Another central focus is semiconductors – an important component of nearly every modern high-tech product, from personal computers to modern vehicles. During May’s South Korea-U.S. summit, both sides agreed to “facilitate mutual and complementary investments in semiconductors,” including “advanced and auto-grade chips.” During a follow-up meeting, U.S. Trade Representative Katherine Tai and her counterpart Yeo Han-koo agreed to cooperate on a variety of supply chain issues. Both sides also established a new bilateral forum to discuss semiconductor production projects to ensure supply chain resilience long into the future.

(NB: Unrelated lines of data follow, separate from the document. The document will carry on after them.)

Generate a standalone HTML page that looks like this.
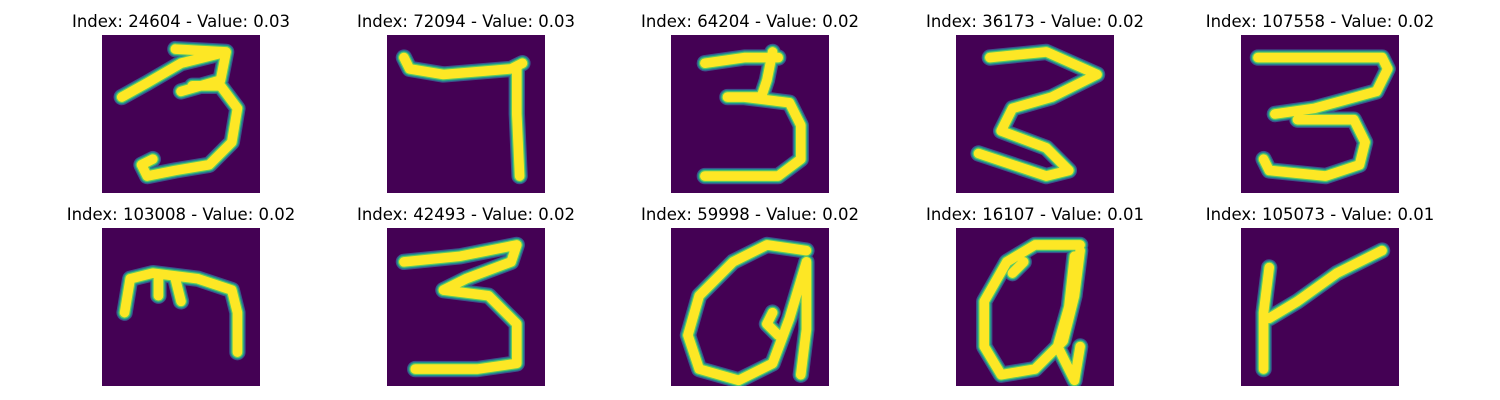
<!DOCTYPE html>
<html><head><meta charset="utf-8">
<style>
body{margin:0;background:#fff;width:1500px;height:400px;overflow:hidden;font-family:"DejaVu Sans","Liberation Sans",sans-serif}
.cell{position:absolute;width:260px;text-align:center;font-size:16.5px;color:#000}
.cell svg{position:absolute;width:158px;height:158px}
</style></head><body>
<div id="root"></div>
<script>
const indices=[24604,72094,64204,36173,107558,103008,42493,59998,16107,105073];
const values=["0.03","0.03","0.02","0.02","0.02","0.02","0.02","0.02","0.01","0.01"];
const digitPaths=[
"M3.5,11 L8,8.5 L14,5 L22,3 M13,2.5 L22,3 L21,8 L14,10 M16,9 L21,9 L24,13 L23,19 L19,23 L13,24 L8,25 L7,23 L9,22",
"M3,4 L4,6 L10,7 L22,6 L24,5 M23,6 L23,14 L23.5,25",
"M6,5 L13,4 L19,4 M18,3 L17,8 L16,11 L10,11 M13,11 L21,12 L23,16 L23,22 L19,25 L6,25",
"M6,4 L16,3 L25,7 L17,11 L10,13 L8,17 L16,20 L20,24 L16,25 L4,21",
"M3,4 L25,4 L26,6 L24,10 L13,13 L6,14 M10,15 L20,15 L22,19 L21,23 L15,25 L5,24 L4,22",
"M4,15 L5,9 L9,8 L17,9 L23,11 L24,15 L24,22 M13,9 L14,13 M10,9 L10,12",
"M3,6 L13,5 L23,3 L22,6 L14,9 L10,11 M10,11 L18,12 L23,17 L23,24 L16,25 L5,25",
"M24,4 L17,3 L11,6 L5,12 L3,19 L5,25 L12,27 L18,24 L21,16 L24,6 L24,18 L23,26 M18,15 L17,17 L19,19",
"M22,3 L14,3 L9,6 L5,13 L5,21 L8,26 L14,25 L19,20 L21,12 L22,4 M21,5 L20,14 L18,21 L21,27 L22,21 M10,8 L12,6",
"M5,7 L4,15 L4,25 M5,16 L10,13 L17,8 L25,4"
];
const root=document.getElementById('root');
const colX=[102,387,671,956,1241], rowY=[35,228];
for(let i=0;i<indices.length;i++){
  const c=i%5,r=Math.floor(i/5);
  const cell=document.createElement('div');
  cell.className='cell';
  
  
  cell.style.left=(colX[c]+79-130)+'px';
  cell.style.top=(rowY[r]-25)+'px';
  const t=document.createElement('div');
  
  
  t.style.cssText='position:absolute;left:0;width:260px;top:2px;line-height:20px;';
  t.textContent='Index: '+indices[i]+' - Value: '+values[i];
  cell.appendChild(t);
  const ns='http://www.w3.org/2000/svg';
  const s=document.createElementNS(ns,'svg');
  s.setAttribute('viewBox','0 0 28 28');
  s.setAttribute('preserveAspectRatio','none');
  
  
  s.style.left='51px';s.style.top='25px';
  const bg=document.createElementNS(ns,'rect');
  bg.setAttribute('width','28');bg.setAttribute('height','28');bg.setAttribute('fill','#440154');
  s.appendChild(bg);
  [['#3b528b',2.9],['#21918c',2.5],['#5ec962',2.1],['#fde725',1.7]].forEach(([col,w])=>{
    const p=document.createElementNS(ns,'path');
    p.setAttribute('d',digitPaths[i]);
    p.setAttribute('fill','none');p.setAttribute('stroke',col);p.setAttribute('stroke-width',w);
    p.setAttribute('stroke-linecap','round');p.setAttribute('stroke-linejoin','round');
    s.appendChild(p);
  });
  cell.appendChild(s);
  root.appendChild(cell);
}
</script>
</body></html>
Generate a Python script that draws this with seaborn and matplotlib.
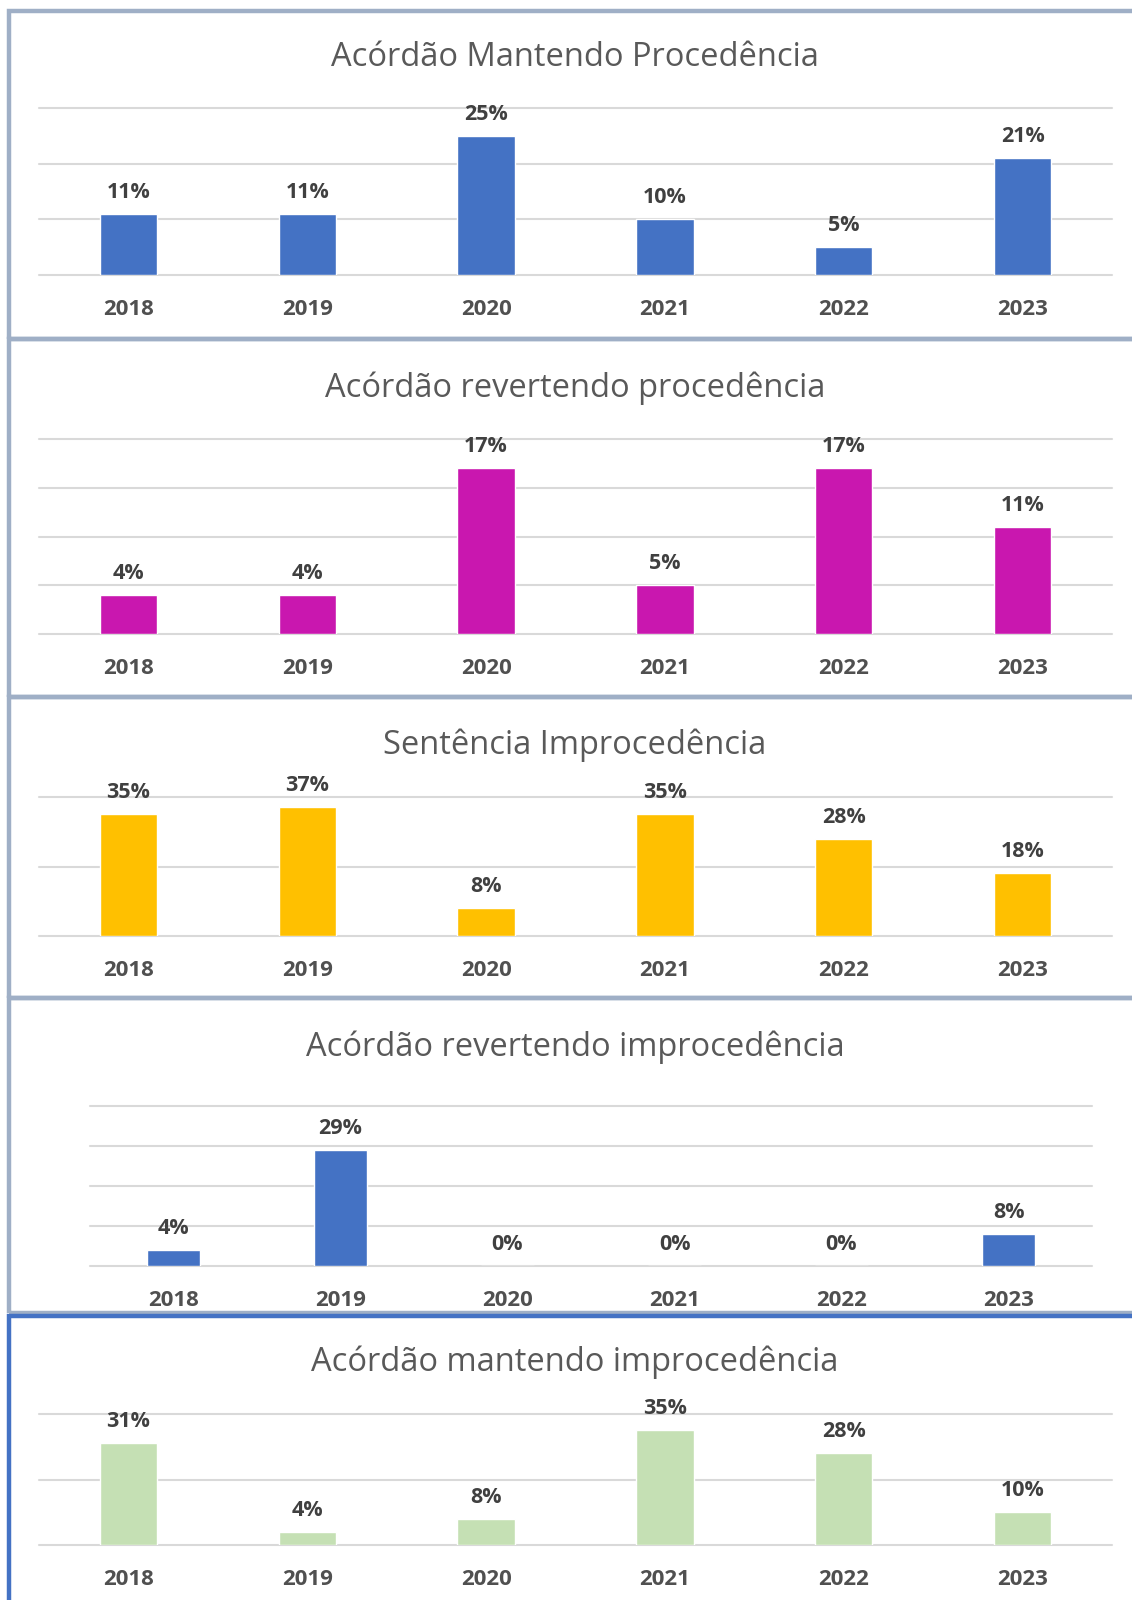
import seaborn as sns
import matplotlib.pyplot as plt
from matplotlib.patches import Rectangle

years = ["2018", "2019", "2020", "2021", "2022", "2023"]

titles = ["Acórdão Mantendo Procedência",
          "Acórdão revertendo procedência",
          "Sentência Improcedência",
          "Acórdão revertendo improcedência",
          "Acórdão mantendo improcedência"]

mantendo_proc = [11, 11, 25, 10, 5, 21]
revertendo_proc = [4, 4, 17, 5, 17, 11]
sentenca_improc = [35, 37, 8, 35, 28, 18]
revertendo_improc = [4, 29, 0, 0, 0, 8]
mantendo_improc = [31, 4, 8, 35, 28, 10]

series = [mantendo_proc, revertendo_proc, sentenca_improc, revertendo_improc, mantendo_improc]
colors = ["#4472C4", "#C917AF", "#FFC000", "#4472C4", "#C5E0B4"]
yticks = [[0, 10, 20, 30], [0, 5, 10, 15, 20], [0, 20, 40], [0, 10, 20, 30, 40], [0, 20, 40]]

W, H = 1132, 1600
# layout in pixels: (x0, x1, grid top, baseline, title y, frame top, frame bottom, frame colour)
layout = [
    (39, 1112, 108, 275, 57, 11, 339, "#9FAFC6"),
    (39, 1112, 439, 634, 388, 339, 697, "#9FAFC6"),
    (39, 1112, 797, 936, 745, 697, 998, "#9FAFC6"),
    (90, 1092, 1106, 1266, 1047, 998, 1313, "#9FAFC6"),
    (39, 1112, 1414, 1545, 1362, 1316, 1640, "#4472C4"),
]

sns.set_style("white")
plt.rcParams["font.family"] = ["Open Sans", "DejaVu Sans"]

fig = plt.figure(figsize=(W / 100, H / 100), dpi=100)

for i in range(5):
    x0, x1, gtop, base, ty, ftop, fbot, fcol = layout[i]
    fig.patches.append(Rectangle((9 / W, 1 - fbot / H), 1.2, (fbot - ftop) / H,
                                 transform=fig.transFigure, fill=False,
                                 edgecolor=fcol, lw=3.2, zorder=0))
    ax = fig.add_axes([x0 / W, 1 - base / H, (x1 - x0) / W, (base - gtop) / H])
    ax.set_facecolor("none")
    sns.barplot(x=years, y=series[i], color=colors[i], saturation=1, width=0.32, ax=ax)
    ax.set_ylim(0, yticks[i][-1])
    ax.set_yticks(yticks[i])
    ax.set_yticklabels([])
    ax.grid(axis="y", color="#D9D9D9", lw=1.5)
    ax.set_axisbelow(True)
    for gl in ax.get_ygridlines():
        gl.set_clip_on(False)
    sns.despine(ax=ax, left=True, bottom=True)
    ax.tick_params(axis="both", length=0)
    ax.tick_params(axis="x", pad=17, labelsize=16, labelcolor="#505050")
    for lab in ax.get_xticklabels():
        lab.set_fontweight("bold")
    ax.set_xlabel("")
    ax.set_ylabel("")
    ax.bar_label(ax.containers[0], labels=[f"{v}%" for v in series[i]],
                 padding=8, fontsize=15.5, fontweight="bold", color="#404040")
    fig.text(575 / W, 1 - ty / H, titles[i], ha="center", va="center",
             fontsize=23.5, color="#595959")

plt.savefig("out.png", dpi=100)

Since that May summit, both sides have already begun to realize these promises. South Korean technology giant Samsung, for instance, recently announced that it was moving forward with plans to build a $17 billion semiconductor plant in Taylor, Texas – the “largest single foreign direct investment” in the state’s history, according to Governor Greg Abbott. Like the Ultium plants in Ohio and Tennessee, the Samsung facility represents a significant economic win for Texas, generating anywhere from 1,800 to 2,000 high-paying local jobs. State and local incentives offered by Texas, including tax savings of about $250 million over 15 years and a $27 million grant from the Texas Enterprise Fund, helped secure the deal.

The May summit also led to the ROK-U.S. Global Vaccine Partnership – an endorsement by Washington of South Korea’s goal of becoming a global hub for vaccine production. The partnership is designed to expand Seoul’s vaccine manufacturing capabilities, including raw materials, using domestic facilities. In a follow-up agreement in September, Cytiva, a U.S. vaccine materials producer, announced a plan to invest $52.5 million in South Korea’s vaccine industry. And the Cambridge, Massachusetts-based biotech firm, Moderna’s May 2021 production agreement with Samsung Biologics for fill-finish manufacturing in South Korea is already producing the Spikevax vaccine, which has received approval for use by the health regulators in South Korea, as well as in the Philippines and Columbia.

Despite these positive developments, threats lurk in Washington. In September, the White House called in a number of semiconductor firms, requesting information to identify future supply chain bottlenecks. This request highlights some of the difficulties in forging public and private sector cooperation, because many of the firms were concerned about releasing information that could give unfair advantages to competitors or reveal business secrets. South Korean companies such as Samsung and SK expressed their concerns, but eventually submitted redacted data just before the November deadline.

The reality is that the pick-up in South Korean investment in the U.S. has been taking place despite the lack of incentives from the U.S. administration and Congress. Notably, the CHIPS bill – which earmarks $52 billion in funding and incentives for domestic semiconductor production, comparable to what China and South Korea have promised to spend domestically for semiconductors, and $45 billion to strengthen supply chains for high-tech products – faces an uncertain future.  This is because the House passed its version along partisan lines on February 4 while the Senate passed it on nonpartisan lines eight months ago.  Provisions in the House bill that have nothing to do with helping the U.S. to compete better with China or to shore up supply chains make the reconciliation process politically challenging in an evenly divided Senate. Moreover, proposals by the Biden administration and Democrats in Congress to raise the corporate income tax rate would be investor unfriendly for domestic as well as foreign companies.

Challenges aside, the transformations in the South Korea-U.S. business relationship into a vibrant two-way investment partnership mark a notable inflection point. Both countries have much to gain by riding this new wave.